EMILIO ÁLVAREZ FRÍAS.
Estoy de acuerdo en lo que nos sugiere Distrito Villaverde en el rincón de Tu vez y tu voz, pues, pienso, es bueno que todos los que habitamos en el mismo lugar —y tampoco sería malo tener en cuenta otros sitios distintos, dado que ello puede servir de enseñanza— opinemos sobre aquello que nos rodea, que utilizamos para la convivencia, que puede ser más agradable cada día. Por ello me apunto a su ofrecimiento. Claro que, siendo moderados, considero que hay que estar justificados en lo que se comenta, pues, además, no viene al caso especular con cuestiones desmesuradas como nos contaba Herodoto —quien allá por el año 430 a.C. inventó nada menos que la Historia— cuando detallaba, en uno de sus libros, que “cuando una mujer superaba los nueve meses de embarazo, todas aquellas de su alrededor iban a su casa para discutir violentamente con ella, sacando todos los trapos sucios que se habían guardado para evitar problemas al niño”. No es ese el caso.
Por ello, si en el número anterior hice un comentario un tanto negativo sobre los “pasos peatonales”, de los que hacen uso las personas obligadas a circular por las calles en silla de ruedas, de lo que también hacen uso símil otros peatones, es de justicia indicar también que, en el barrio de Villaverde —pido perdón a los que les guste más lo de distrito, pero yo nací cuando eran barrios y llevo colgando la palabra— se han realizado —y se siguen haciendo— unas importantes obras en gran número de calles, plazas, ajardinados, zonas infantiles, que van ajustando los pasos peatonales, y los suelos, pues los dotan de plaquetas lisas y de tamaño mayor que, en algunos lugares, han sustituido a las piezas de cemento pequeñas, que indudablemente son molestas en el rodar de los carros e incluso al andar con determinado calzado.

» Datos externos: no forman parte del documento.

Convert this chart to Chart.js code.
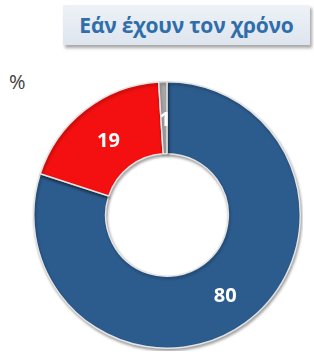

Pero la autoridad que tiene la obligación de mantener en perfecto estado los pisos de las calles debería —con la misma rigidez que nos multa cuando nos pasamos unos kilómetros de lo marcado al circular en coche— mantener una vigilancia permanente de cómo se ajustan al nivel del suelo las placas o planchas de hormigón que cierran los entrantes a túneles del subsuelo, pues en muchos casos son un peligro; o arreglar ese suelo cuando las raíces de los árboles lo levantan; o la necesidad de recomponer los hundimientos que crean los camiones que cuidan de la jardinería y circulan por zonas peatonales; o no pocos lugares en los que coincide la dependencia del Estado con la del Ayuntamiento y —por aquello de “eso lo arreglas tú”— no se rematan debidamente, presentando un aspecto lamentable de abandono; sin olvidar el mal uso que hacen no pocos viandantes en las calles, las paredes, los jardines…
Porque nunca he visto una cuadrilla arreglando esos daños de la vía pública, lo que repercute, además de en sus usuarios, en el cuidado que han de mantener los gobernantes de una ciudad como Madrid, pues tienen que cuidar lo público como lo de su propia casa. No es suficiente hacer una gran obra porque hemos destrozado el pavimento, a veces es más aconsejable ir arreglándolo a medida que se deteriora para evitar daños a quienes circulan por el lugar con prisas o sin ellas. Recuerdo haber visto hace años por Europa lugares donde se iban tapando los deterioros del suelo con cemento o asfalto, y no pasaba nada porque hubiera dos materiales en una reparación, ya que lo importante era poder circular sin peligro.
No puedo olvidar, en lo tocante a la limpieza, las obras de arte con las que nos obsequian los pintores del aerosol, quienes —cabe pensar— disfrutan llenando las fachadas, las vallas, las casas, los cierres metálicos o escaparates de los comercios, los puentes peatonales o de cualquier uso, los vagones del metro o el ferrocarril, u otros lugares cualquiera en los que van dejando constancia de su destreza, convirtiendo a la ciudad o al barrio en un lugar sucio, abandonado, indecoroso.
Sugiriendo con humildad a nuestros compadres que tengan en consideración que la ciudad es de todos y todos deberíamos cuidar del barrio, de la ciudad, de sus bienes, pues, repito, son de todos. Y por ello, incluso, debemos tener el coraje de llamar la atención a quienes nos ensucian la casa, por ejemplo a los zánganos que se sientan en el respaldo de los bancos poniendo los pies en lugar previsto para tal fin. Hay que educar al bárbaro, al sucio, al abandonado, al obsceno… dándole a conocer que la convivencia requiere un comportamiento digno. Y gratificar con lo limpio, con lo agradable a quienes tienen un comportamiento correcto, tanto en la vía pública como en su casa.